Christof Loy est le metteur en scène fétiche de Tobias Richter, comme Olivier Py avait été celui de son prédécesseur, Jean-Marie Blanchard. On peut aimer ou non son esthétique souvent grise et austère, avec comme éléments de décors récurrents des enfilades de chaises dans des hangars vides et froids, comme ce fut le cas ici et comme ce fut déjà le cas auparavant pour une Donna del Lago encore plus controversée (lire ici). On peut aimer ou non sa façon parfois brutale de s'approprier les ouvrages qu'il met en scène, n'hésitant pas, pour Les Vêpres, à déplacer l'Ouverture ou à prendre des libertés avec le livret (Procida est tué à la fin du IVe acte). A l'heure cependant où tant de metteurs en scène se contentent de n'assurer que le service minimum, c'est-à-dire de régler les entrées et les sorties des chanteurs et des choristes, force est de reconnaître que Christof Loy ne manque pas d'idées, certaines lourdes ou ridicules, d'autres intéressantes, si ce n'est captivantes. La notion maîtresse qui sous-tend ces Vêpres siciliennes est qu'un occupant en vaut un autre en termes d'oppression et de cruauté. Hélène est ici autrichienne, appartenant de ce fait à une autre puissance occupante. Au lever de rideau, les Français regardent des vidéos de Paris sous l'Occupation, dans ce qui apparaît comme une habile inversion des rôles. Et durant le ballet, Montfort revêt la cape à la fleur de lys des rois de France, tandis qu'Hélène s'amuse en se grimant en Hitler, autant de façons de rappeler que personne ni aucune époque n'a le monopole de la violence et de la terreur.

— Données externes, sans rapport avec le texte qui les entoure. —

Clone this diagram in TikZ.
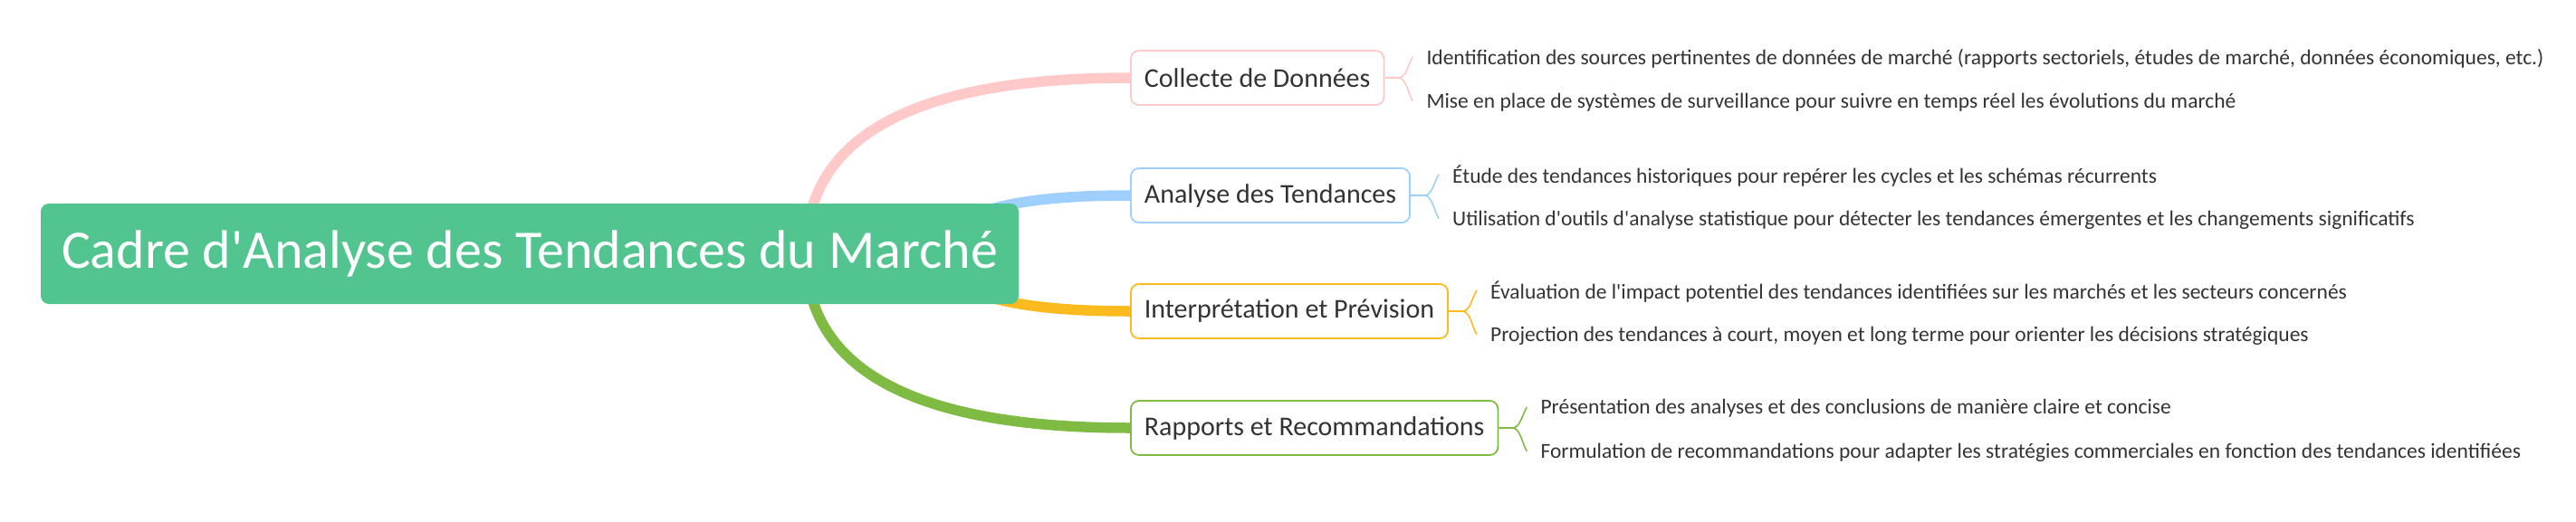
\documentclass[tikz,border=0pt]{standalone}
\usepackage{fontspec}
\setmainfont{Carlito}
\usetikzlibrary{positioning,calc,backgrounds}

\definecolor{rootgreen}{HTML}{52C48F}
\definecolor{textgray}{HTML}{333333}
\definecolor{pinkc}{HTML}{FFC9C9}
\definecolor{bluec}{HTML}{9ECFFF}
\definecolor{orangec}{HTML}{FBBA1E}
\definecolor{greenc}{HTML}{7FBB42}

\begin{document}
\begin{tikzpicture}[
    x=1pt, y=-1pt,
    root/.style={rectangle, rounded corners=9pt, fill=rootgreen, text=white,
                 font=\fontsize{60}{66}\selectfont, minimum width=1080pt,
                 minimum height=111pt, inner sep=0pt},
    topic/.style={rectangle, draw, line width=1.8pt, rounded corners=9pt, fill=white,
                  text=textgray, font=\fontsize{30}{34}\selectfont,
                  minimum height=60pt, inner xsep=15pt, anchor=west},
    leaf/.style={text=textgray, font=\fontsize{23.5}{26}\selectfont, inner sep=0pt, anchor=mid west},
    up/.style={right=46pt of #1.east, yshift=21.3pt},
    down/.style={right=46pt of #1.east, yshift=-27.2pt},
    link/.style={line width=11.5pt},
    brace/.style={line width=1.6pt}
]
\useasboundingbox (0,0) rectangle (2845,576);

\coordinate (hubout) at (890,280);
\coordinate (hubin)  at (1040,280);

\node[topic, draw=pinkc]   (collect) at (1248,86)  {Collecte de Données};
\node[topic, draw=bluec]   (trends)  at (1248,216) {Analyse des Tendances};
\node[topic, draw=orangec] (interp)  at (1248,344) {Interprétation et Prévision};
\node[topic, draw=greenc]  (reports) at (1248,473) {Rapports et Recommandations};

\node[leaf, up=collect]   (collect1) {Identification des sources pertinentes de données de marché (rapports sectoriels, études de marché, données économiques, etc.)};
\node[leaf, down=collect] (collect2) {Mise en place de systèmes de surveillance pour suivre en temps réel les évolutions du marché};
\node[leaf, up=trends]    (trends1)  {Étude des tendances historiques pour repérer les cycles et les schémas récurrents};
\node[leaf, down=trends]  (trends2)  {Utilisation d\textquotesingle outils d\textquotesingle analyse statistique pour détecter les tendances émergentes et les changements significatifs};
\node[leaf, up=interp]    (interp1)  {Évaluation de l\textquotesingle impact potentiel des tendances identifiées sur les marchés et les secteurs concernés};
\node[leaf, down=interp]  (interp2)  {Projection des tendances à court, moyen et long terme pour orienter les décisions stratégiques};
\node[leaf, up=reports]   (reports1) {Présentation des analyses et des conclusions de manière claire et concise};
\node[leaf, down=reports] (reports2) {Formulation de recommandations pour adapter les stratégies commerciales en fonction des tendances identifiées};

\node[root] (root) at (585,280.5) {Cadre d\textquotesingle Analyse des Tendances du Marché};

% branches from the centre
\begin{scope}[on background layer]
\foreach \h/\t/\c in {hubout/collect/pinkc, hubin/trends/bluec,
                      hubin/interp/orangec, hubout/reports/greenc}
    \draw[link, \c] (\h) .. controls ($(\h)!0.667!(\h |- \t.west)$)
        and ($(\t.west)!0.667!(\h |- \t.west)$) .. (\t.west);
\end{scope}

% braces to the details
\foreach \t/\l/\c/\s in {collect/collect1/pinkc/1, collect/collect2/pinkc/-1,
                         trends/trends1/bluec/1, trends/trends2/bluec/-1,
                         interp/interp1/orangec/1, interp/interp2/orangec/-1,
                         reports/reports1/greenc/1, reports/reports2/greenc/-1}
    \draw[brace, \c] (\t.east) -- ++(15,0)
        .. controls +(9,0) and ($(\l.west)+(-20,\s*7-1.6)$) .. ($(\l.west)+(-15,-1.6)$);
\end{tikzpicture}
\end{document}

La distribution est largement dominée par le Montfort racé de Tassis Christoyannis, dont la prestance scénique ne le cède en rien à l'élégance de la ligne vocale et à la maîtrise des nuances. Malin Byström vient à bout avec les honneurs de la tessiture meurtrière d'Hélène: les aigus sont vaillants, certes le médium et le grave moins flamboyants, mais les vocalises sont affrontées avec aplomb. Le désir de vengeance semble être le seul moteur de son personnage, quitte à composer un être unidimensionnel, qui semble faire peu de cas d'Henri. Et pour cause: dans ses attitudes et ses mouvements, Fernando Portari est une caricature de ténor, fâché de surcroît avec le français. Dommage, car ses indéniables qualités vocales (notamment des aigus bien assurés) passent au second plan. Sans démériter, Balint Szabo campe un Procida un peu terne, tant scéniquement que vocalement. Dans la fosse, Yves Abel peine à rendre les élans et la fougue qui caractérisent la partition. Le véritable triomphateur de la soirée a été le chœur, splendide d'engagement et de raffinement vocal. On l'aura compris, cette production ne contribuera pas à installer durablement Les Vêpres siciliennes au répertoire des théâtres lyriques, mais elle aura au moins eu le mérite de proposer un regard fort et pas du tout inintéressant sur cette œuvre si rarement à l'affiche.